The GST tax is a flat rate equal to the maximum estate tax rate — currently 40% — applied on top of any estate or gift tax that may also apply to the same transfer. Without proper planning, a direct transfer to a grandchild can be taxed twice: once for estate tax and again for GST tax.

The GST Exemption

The law provides each individual with a lifetime GST tax exemption that can be allocated to generation-skipping transfers, shielding them from the GST tax. For 2026, the GST exemption is $15 million per individual — the same amount as the federal estate and gift tax exemption under the One Big Beautiful Bill Act. Married couples can effectively use both exemptions, shielding up to $30 million from GST tax through coordinated planning.

When assets are transferred to a properly structured GST trust and the grantor's GST exemption is allocated to those transfers, those assets can grow and be distributed to grandchildren and beyond without incurring additional GST tax — regardless of how much the trust grows. A transfer of $5 million into a trust that grows to $20 million over decades can pass the full $20 million to grandchildren without GST tax if the exemption was correctly allocated at the time of transfer.

How a GST Trust Works in Practice

The grantor establishes an irrevocable trust, funds it with assets, and allocates GST exemption to the transfer. The trust document identifies the initial beneficiaries — typically children or grandchildren — and specifies how distributions may be made during their lifetimes. The grantor typically names an independent trustee with discretionary authority over distributions, balancing the needs of current beneficiaries against the long-term purpose of preserving wealth for future generations.

Children of the grantor may receive income distributions or limited principal access from the trust during their lifetimes. When a child dies, their interest in the trust does not pass through their estate — it continues in trust for the next generation. This is the mechanism that prevents estate tax from eroding the trust's value at each generational death.

Georgia-Specific Considerations: The Dynasty Trust

Georgia law allows trusts to continue for up to 360 years, giving families the ability to create long-lasting dynasty trusts that can span multiple generations and potentially outlast the lifetimes of the initial beneficiaries and their children. This distinguishes Georgia from states that have shorter maximum trust durations.

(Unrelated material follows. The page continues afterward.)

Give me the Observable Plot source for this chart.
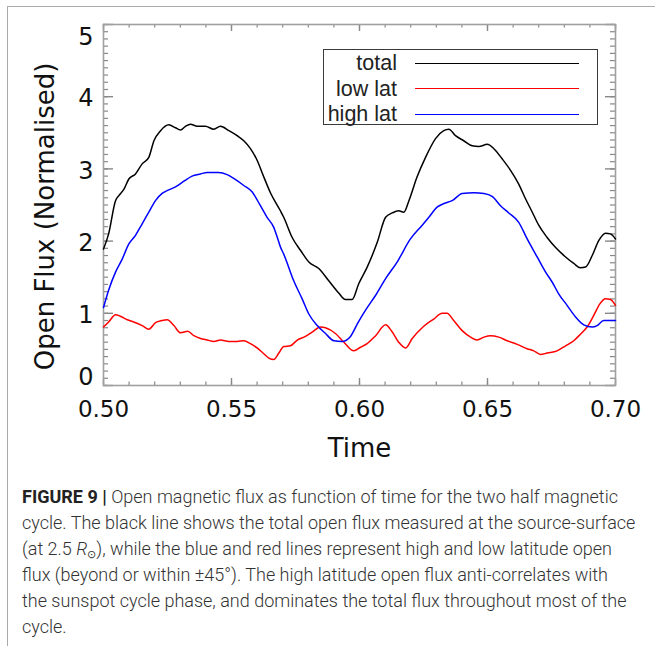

A dynasty trust in Georgia can preserve significant family wealth across several generations — shielding the assets from both estate taxes and creditor claims of individual beneficiaries — while providing trustees with flexible authority to respond to the changing needs of family members over time.

Practical Considerations

A generation-skipping trust requires careful drafting to ensure that the GST exemption is properly allocated, that the trust satisfies IRS requirements, and that the distribution standards appropriately balance the interests of current and future beneficiaries. Misallocating or failing to allocate the GST exemption to covered transfers can expose trust assets to GST tax upon later distributions or termination.

This is a sophisticated planning tool most appropriate for families with estates large enough that multi-generational estate tax planning is a genuine priority. The upfront cost of establishing and properly funding a GST trust, and the ongoing administrative requirements, are meaningful — but for the right families, the long-term wealth preservation benefits can be substantial.